- TASK DATA:

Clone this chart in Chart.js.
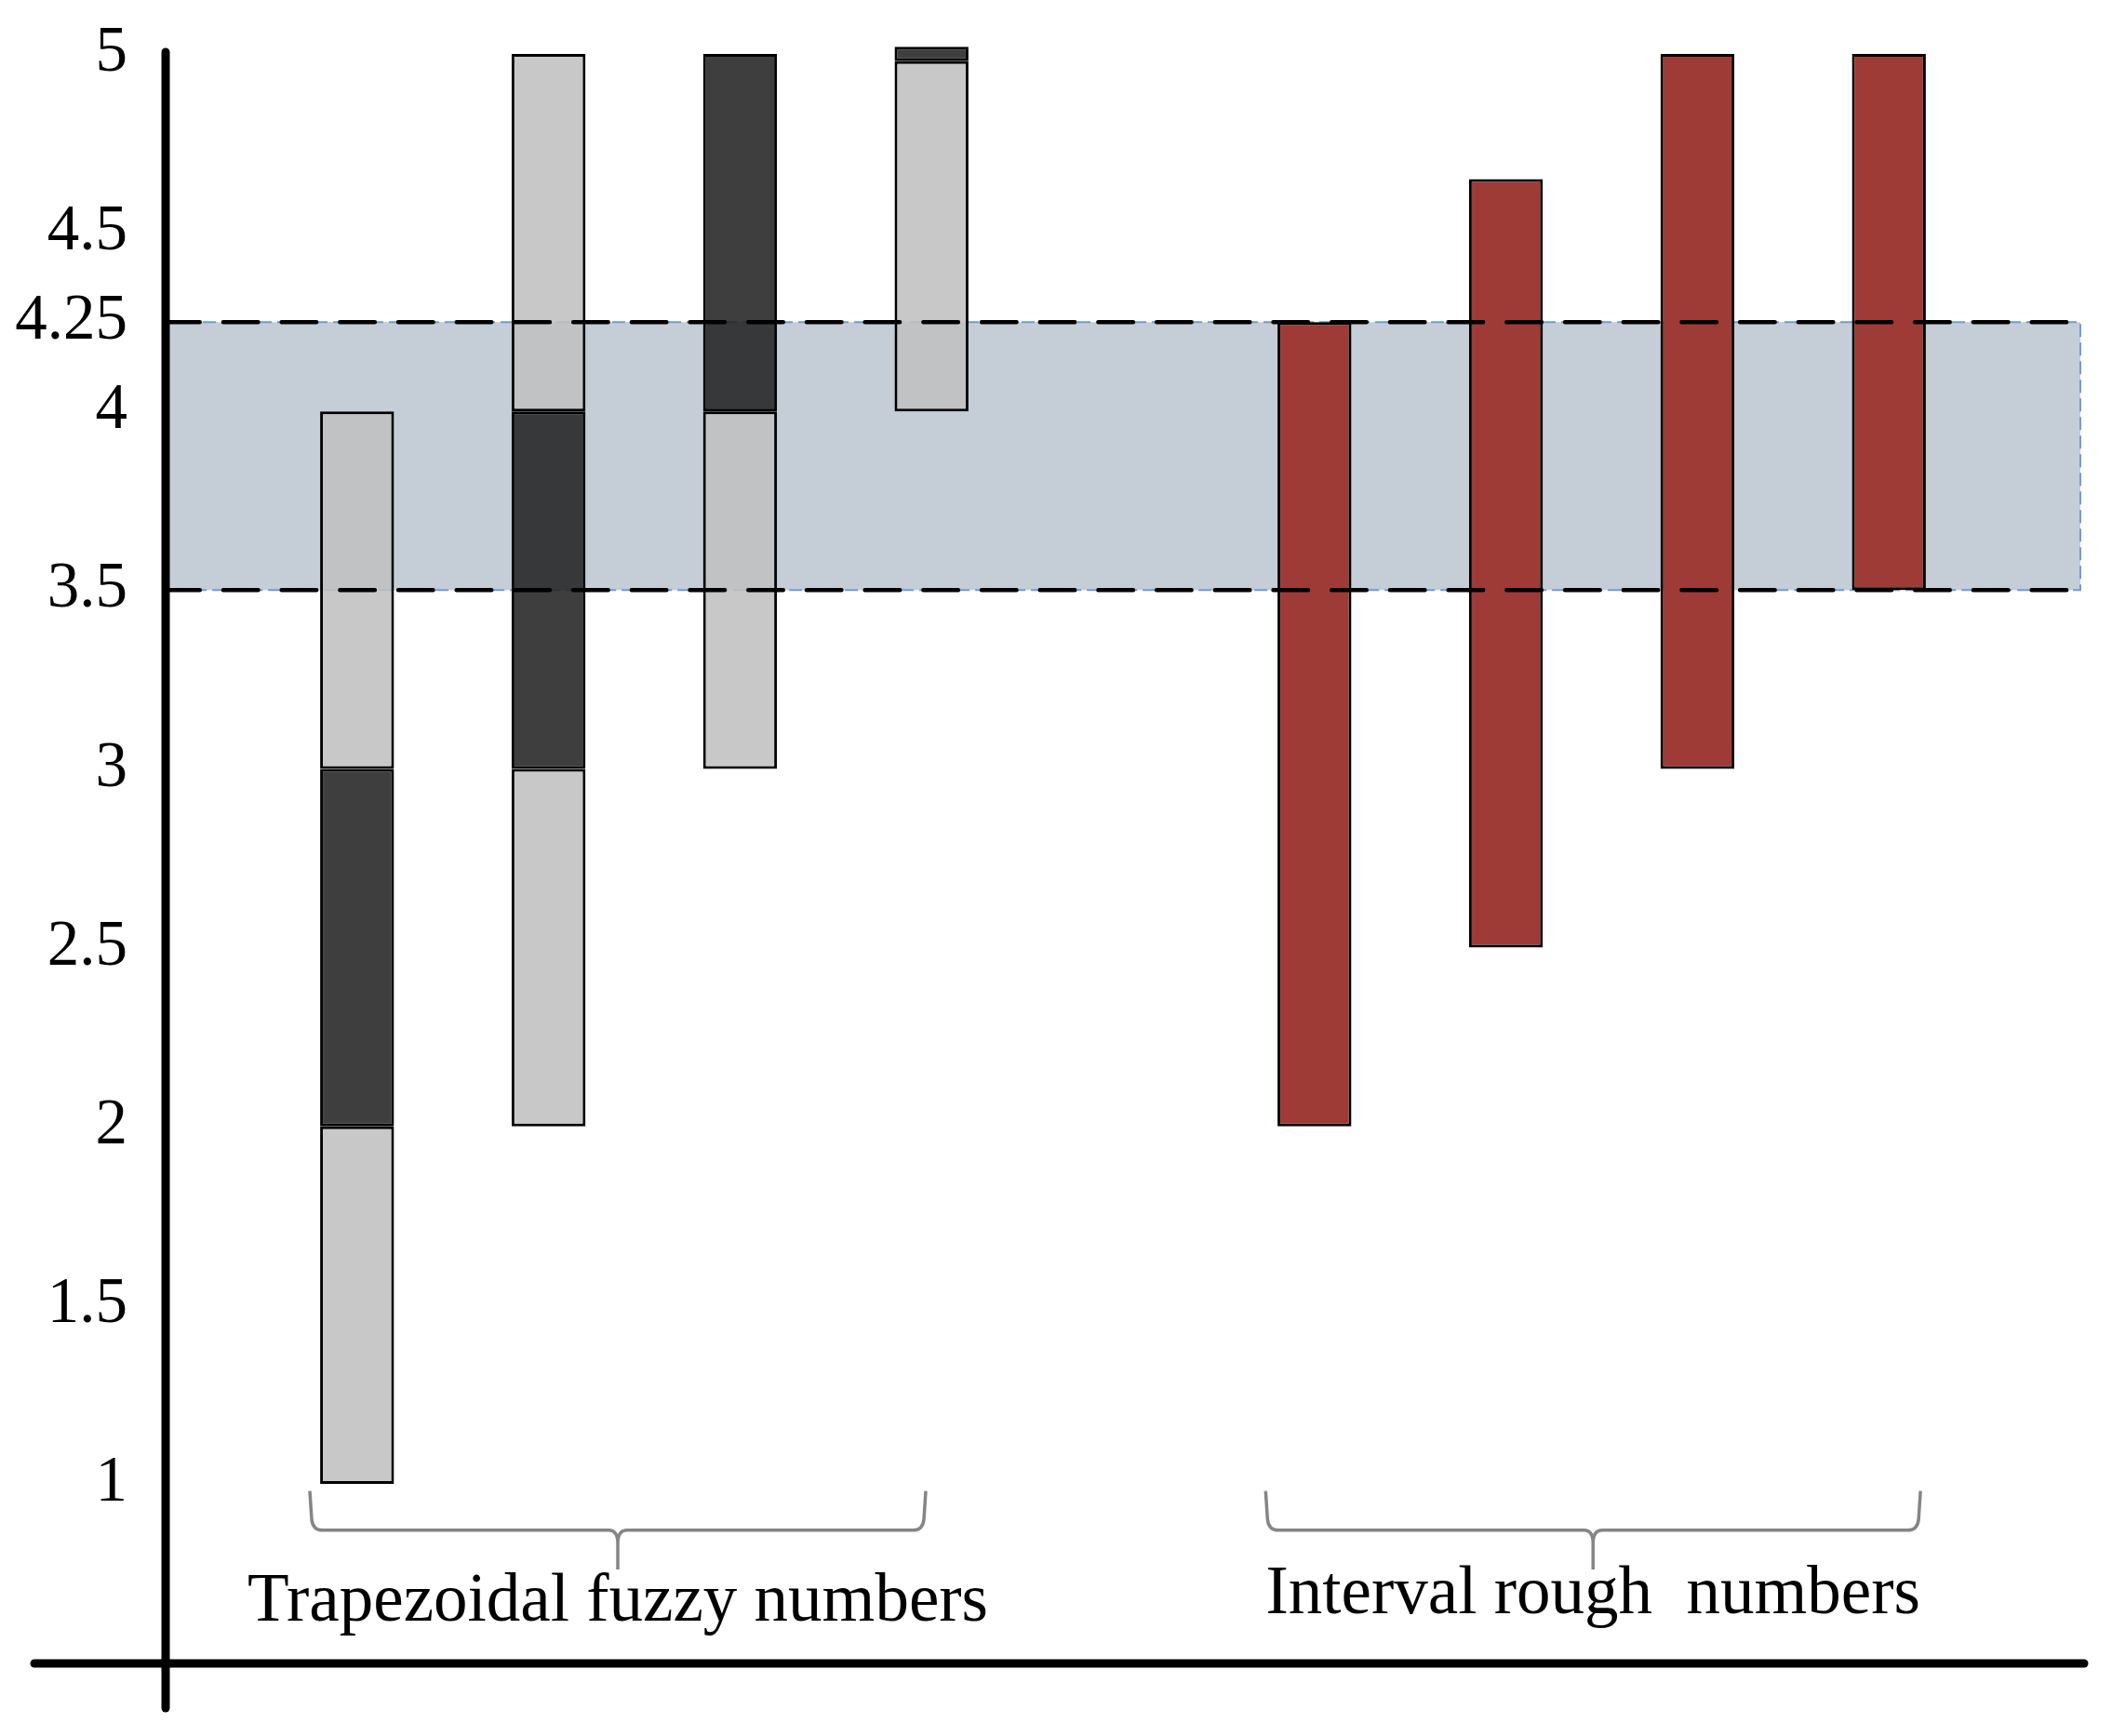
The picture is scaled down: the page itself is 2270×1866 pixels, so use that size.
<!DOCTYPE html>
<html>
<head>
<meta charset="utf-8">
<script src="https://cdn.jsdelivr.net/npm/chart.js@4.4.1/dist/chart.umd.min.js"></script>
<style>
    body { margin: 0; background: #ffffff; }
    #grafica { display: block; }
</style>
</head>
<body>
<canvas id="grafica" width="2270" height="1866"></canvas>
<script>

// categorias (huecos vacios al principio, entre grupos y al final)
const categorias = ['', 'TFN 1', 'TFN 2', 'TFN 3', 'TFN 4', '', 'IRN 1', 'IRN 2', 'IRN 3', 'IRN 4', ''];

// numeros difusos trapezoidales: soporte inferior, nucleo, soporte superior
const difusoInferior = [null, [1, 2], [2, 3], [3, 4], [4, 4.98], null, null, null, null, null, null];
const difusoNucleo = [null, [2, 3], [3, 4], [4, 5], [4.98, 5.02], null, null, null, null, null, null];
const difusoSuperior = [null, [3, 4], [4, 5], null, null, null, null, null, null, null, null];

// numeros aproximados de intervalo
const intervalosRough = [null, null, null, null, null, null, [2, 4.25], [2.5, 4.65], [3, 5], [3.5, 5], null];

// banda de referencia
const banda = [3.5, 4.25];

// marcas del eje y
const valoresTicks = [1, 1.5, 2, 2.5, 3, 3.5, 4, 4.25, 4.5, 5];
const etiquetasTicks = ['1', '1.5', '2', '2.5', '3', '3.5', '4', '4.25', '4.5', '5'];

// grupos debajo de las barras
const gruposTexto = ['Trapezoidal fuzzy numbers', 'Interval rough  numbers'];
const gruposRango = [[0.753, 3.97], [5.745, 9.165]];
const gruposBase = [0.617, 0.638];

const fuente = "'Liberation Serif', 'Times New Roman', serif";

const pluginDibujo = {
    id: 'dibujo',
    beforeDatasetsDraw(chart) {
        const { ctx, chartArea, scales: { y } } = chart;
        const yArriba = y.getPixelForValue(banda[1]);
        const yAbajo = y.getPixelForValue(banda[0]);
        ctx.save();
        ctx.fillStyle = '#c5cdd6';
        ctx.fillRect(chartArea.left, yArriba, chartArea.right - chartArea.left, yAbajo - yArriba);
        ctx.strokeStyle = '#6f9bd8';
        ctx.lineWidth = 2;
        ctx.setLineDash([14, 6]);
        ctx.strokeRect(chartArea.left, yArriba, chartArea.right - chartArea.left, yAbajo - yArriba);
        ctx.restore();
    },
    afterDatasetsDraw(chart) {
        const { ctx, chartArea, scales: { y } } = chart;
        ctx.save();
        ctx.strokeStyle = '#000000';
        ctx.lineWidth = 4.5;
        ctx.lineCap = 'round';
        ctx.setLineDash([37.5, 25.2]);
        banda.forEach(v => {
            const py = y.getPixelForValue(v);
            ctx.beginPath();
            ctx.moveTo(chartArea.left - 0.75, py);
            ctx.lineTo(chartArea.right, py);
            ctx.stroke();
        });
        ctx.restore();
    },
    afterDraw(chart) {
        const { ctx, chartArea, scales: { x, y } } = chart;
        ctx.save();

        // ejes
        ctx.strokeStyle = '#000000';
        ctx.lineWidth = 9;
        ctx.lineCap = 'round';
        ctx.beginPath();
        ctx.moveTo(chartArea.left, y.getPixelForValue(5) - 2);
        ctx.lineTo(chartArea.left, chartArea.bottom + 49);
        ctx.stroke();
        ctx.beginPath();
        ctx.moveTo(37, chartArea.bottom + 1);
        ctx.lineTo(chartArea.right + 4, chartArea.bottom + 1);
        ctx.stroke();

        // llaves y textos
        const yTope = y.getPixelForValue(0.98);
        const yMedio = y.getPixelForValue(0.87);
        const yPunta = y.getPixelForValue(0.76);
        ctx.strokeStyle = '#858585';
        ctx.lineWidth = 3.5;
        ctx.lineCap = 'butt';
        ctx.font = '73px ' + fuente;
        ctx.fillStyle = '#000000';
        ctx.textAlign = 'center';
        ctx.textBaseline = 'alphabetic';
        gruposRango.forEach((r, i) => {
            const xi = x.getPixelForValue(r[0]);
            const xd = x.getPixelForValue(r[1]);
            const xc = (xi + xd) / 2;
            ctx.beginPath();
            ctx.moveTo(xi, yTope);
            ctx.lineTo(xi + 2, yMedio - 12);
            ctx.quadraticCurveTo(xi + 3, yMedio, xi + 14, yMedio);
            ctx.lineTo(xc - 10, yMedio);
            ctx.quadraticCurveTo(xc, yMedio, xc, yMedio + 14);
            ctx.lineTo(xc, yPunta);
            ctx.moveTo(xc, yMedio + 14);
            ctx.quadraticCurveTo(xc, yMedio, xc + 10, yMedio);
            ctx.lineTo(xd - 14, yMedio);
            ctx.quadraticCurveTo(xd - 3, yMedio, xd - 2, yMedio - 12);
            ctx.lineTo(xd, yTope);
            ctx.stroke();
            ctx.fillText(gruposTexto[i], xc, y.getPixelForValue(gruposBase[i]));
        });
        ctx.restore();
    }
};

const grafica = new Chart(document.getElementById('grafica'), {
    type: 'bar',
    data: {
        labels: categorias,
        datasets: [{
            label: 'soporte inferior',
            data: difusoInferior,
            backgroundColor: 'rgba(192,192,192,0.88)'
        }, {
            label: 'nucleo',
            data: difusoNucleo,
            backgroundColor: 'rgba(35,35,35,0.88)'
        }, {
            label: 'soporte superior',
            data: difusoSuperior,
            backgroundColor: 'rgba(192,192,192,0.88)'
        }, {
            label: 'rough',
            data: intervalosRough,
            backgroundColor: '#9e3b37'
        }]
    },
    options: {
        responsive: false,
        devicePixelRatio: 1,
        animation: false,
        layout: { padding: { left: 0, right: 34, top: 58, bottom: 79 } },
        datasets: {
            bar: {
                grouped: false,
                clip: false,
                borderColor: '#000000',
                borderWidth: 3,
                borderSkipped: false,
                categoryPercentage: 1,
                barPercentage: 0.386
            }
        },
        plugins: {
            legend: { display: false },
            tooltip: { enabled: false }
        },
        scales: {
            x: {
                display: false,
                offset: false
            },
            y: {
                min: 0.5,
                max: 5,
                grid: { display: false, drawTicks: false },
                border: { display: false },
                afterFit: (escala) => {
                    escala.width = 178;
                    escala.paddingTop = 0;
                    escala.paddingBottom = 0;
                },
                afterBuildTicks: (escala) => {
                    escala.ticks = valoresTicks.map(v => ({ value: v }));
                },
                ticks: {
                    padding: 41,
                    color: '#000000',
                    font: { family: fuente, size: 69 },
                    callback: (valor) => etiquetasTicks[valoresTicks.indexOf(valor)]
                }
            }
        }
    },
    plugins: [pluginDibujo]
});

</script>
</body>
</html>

---

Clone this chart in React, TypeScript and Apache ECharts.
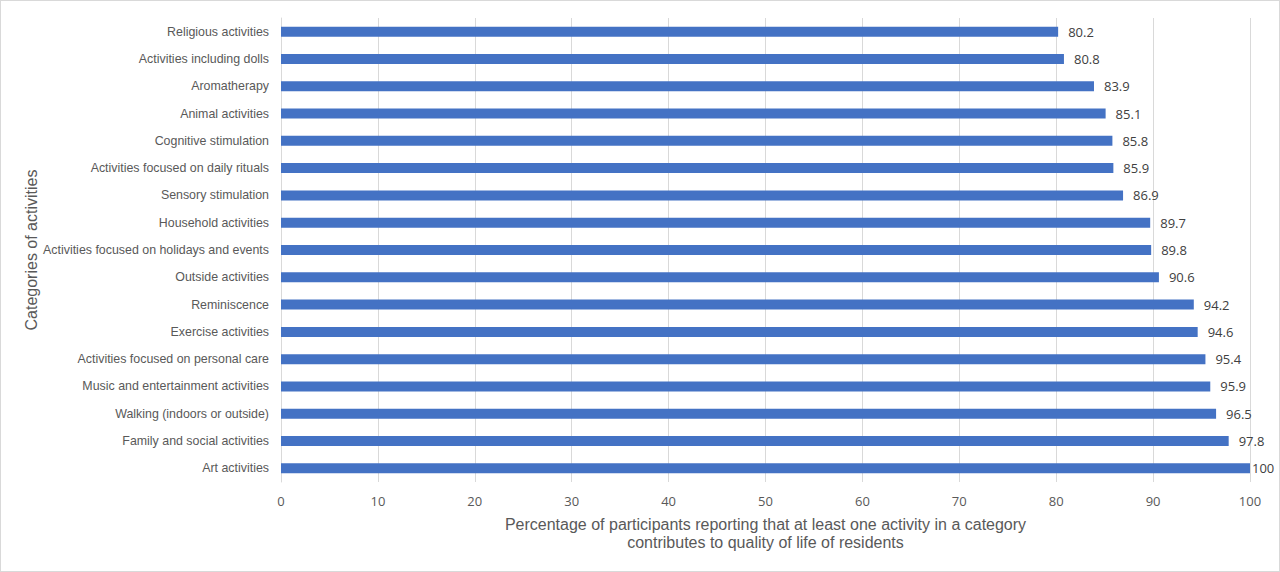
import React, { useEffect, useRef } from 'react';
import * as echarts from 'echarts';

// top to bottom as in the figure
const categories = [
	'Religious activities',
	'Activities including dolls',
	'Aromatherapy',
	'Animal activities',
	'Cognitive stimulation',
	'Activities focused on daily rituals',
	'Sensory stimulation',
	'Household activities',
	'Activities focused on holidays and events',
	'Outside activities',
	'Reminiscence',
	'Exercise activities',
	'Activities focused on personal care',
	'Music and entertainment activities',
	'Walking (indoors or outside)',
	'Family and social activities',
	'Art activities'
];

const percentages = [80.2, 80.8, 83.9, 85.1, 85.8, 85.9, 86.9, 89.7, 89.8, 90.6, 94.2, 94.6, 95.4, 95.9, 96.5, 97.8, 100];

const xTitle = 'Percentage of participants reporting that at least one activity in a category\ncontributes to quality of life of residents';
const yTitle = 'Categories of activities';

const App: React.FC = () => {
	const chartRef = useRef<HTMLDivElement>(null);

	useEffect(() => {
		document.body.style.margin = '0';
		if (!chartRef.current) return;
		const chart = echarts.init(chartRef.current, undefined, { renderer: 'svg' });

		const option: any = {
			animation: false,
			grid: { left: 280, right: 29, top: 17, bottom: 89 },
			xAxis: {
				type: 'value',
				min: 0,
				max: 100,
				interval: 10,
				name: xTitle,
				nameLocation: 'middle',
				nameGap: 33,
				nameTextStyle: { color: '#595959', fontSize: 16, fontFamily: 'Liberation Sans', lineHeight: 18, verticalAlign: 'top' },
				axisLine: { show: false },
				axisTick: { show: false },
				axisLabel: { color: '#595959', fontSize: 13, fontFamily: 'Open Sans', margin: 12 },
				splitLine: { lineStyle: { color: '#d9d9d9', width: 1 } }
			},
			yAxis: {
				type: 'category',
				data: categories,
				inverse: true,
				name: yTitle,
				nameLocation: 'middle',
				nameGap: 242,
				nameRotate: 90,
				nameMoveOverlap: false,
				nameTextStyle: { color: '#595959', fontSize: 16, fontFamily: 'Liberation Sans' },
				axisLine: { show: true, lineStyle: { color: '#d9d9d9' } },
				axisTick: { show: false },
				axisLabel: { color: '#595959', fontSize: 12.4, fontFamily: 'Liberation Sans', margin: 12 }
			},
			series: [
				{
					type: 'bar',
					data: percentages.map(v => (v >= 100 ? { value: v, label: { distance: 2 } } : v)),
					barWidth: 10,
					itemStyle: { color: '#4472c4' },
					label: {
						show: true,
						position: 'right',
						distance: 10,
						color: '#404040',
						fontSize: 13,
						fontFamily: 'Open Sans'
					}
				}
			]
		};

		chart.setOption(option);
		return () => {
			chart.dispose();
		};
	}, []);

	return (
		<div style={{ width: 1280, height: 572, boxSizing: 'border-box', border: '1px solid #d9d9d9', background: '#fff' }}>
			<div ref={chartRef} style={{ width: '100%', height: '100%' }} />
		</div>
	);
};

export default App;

- TASK BRIEF:
Using the data above, print only the lines starting at the one with "Clone this chart in Chart.js." and ending at the one with "Serif', 'Times New", exactly as they stand, minus the pictures.

- WORKED SOLUTION:
Clone this chart in Chart.js.
The picture is scaled down: the page itself is 2270×1866 pixels, so use that size.
<!DOCTYPE html>
<html>
<head>
<meta charset="utf-8">
<script src="https://cdn.jsdelivr.net/npm/chart.js@4.4.1/dist/chart.umd.min.js"></script>
<style>
    body { margin: 0; background: #ffffff; }
    #grafica { display: block; }
</style>
</head>
<body>
<canvas id="grafica" width="2270" height="1866"></canvas>
<script>

// categorias (huecos vacios al principio, entre grupos y al final)
const categorias = ['', 'TFN 1', 'TFN 2', 'TFN 3', 'TFN 4', '', 'IRN 1', 'IRN 2', 'IRN 3', 'IRN 4', ''];

// numeros difusos trapezoidales: soporte inferior, nucleo, soporte superior
const difusoInferior = [null, [1, 2], [2, 3], [3, 4], [4, 4.98], null, null, null, null, null, null];
const difusoNucleo = [null, [2, 3], [3, 4], [4, 5], [4.98, 5.02], null, null, null, null, null, null];
const difusoSuperior = [null, [3, 4], [4, 5], null, null, null, null, null, null, null, null];

// numeros aproximados de intervalo
const intervalosRough = [null, null, null, null, null, null, [2, 4.25], [2.5, 4.65], [3, 5], [3.5, 5], null];

// banda de referencia
const banda = [3.5, 4.25];

// marcas del eje y
const valoresTicks = [1, 1.5, 2, 2.5, 3, 3.5, 4, 4.25, 4.5, 5];
const etiquetasTicks = ['1', '1.5', '2', '2.5', '3', '3.5', '4', '4.25', '4.5', '5'];

// grupos debajo de las barras
const gruposTexto = ['Trapezoidal fuzzy numbers', 'Interval rough  numbers'];
const gruposRango = [[0.753, 3.97], [5.745, 9.165]];
const gruposBase = [0.617, 0.638];

const fuente = "'Liberation Serif', 'Times New Roman', serif";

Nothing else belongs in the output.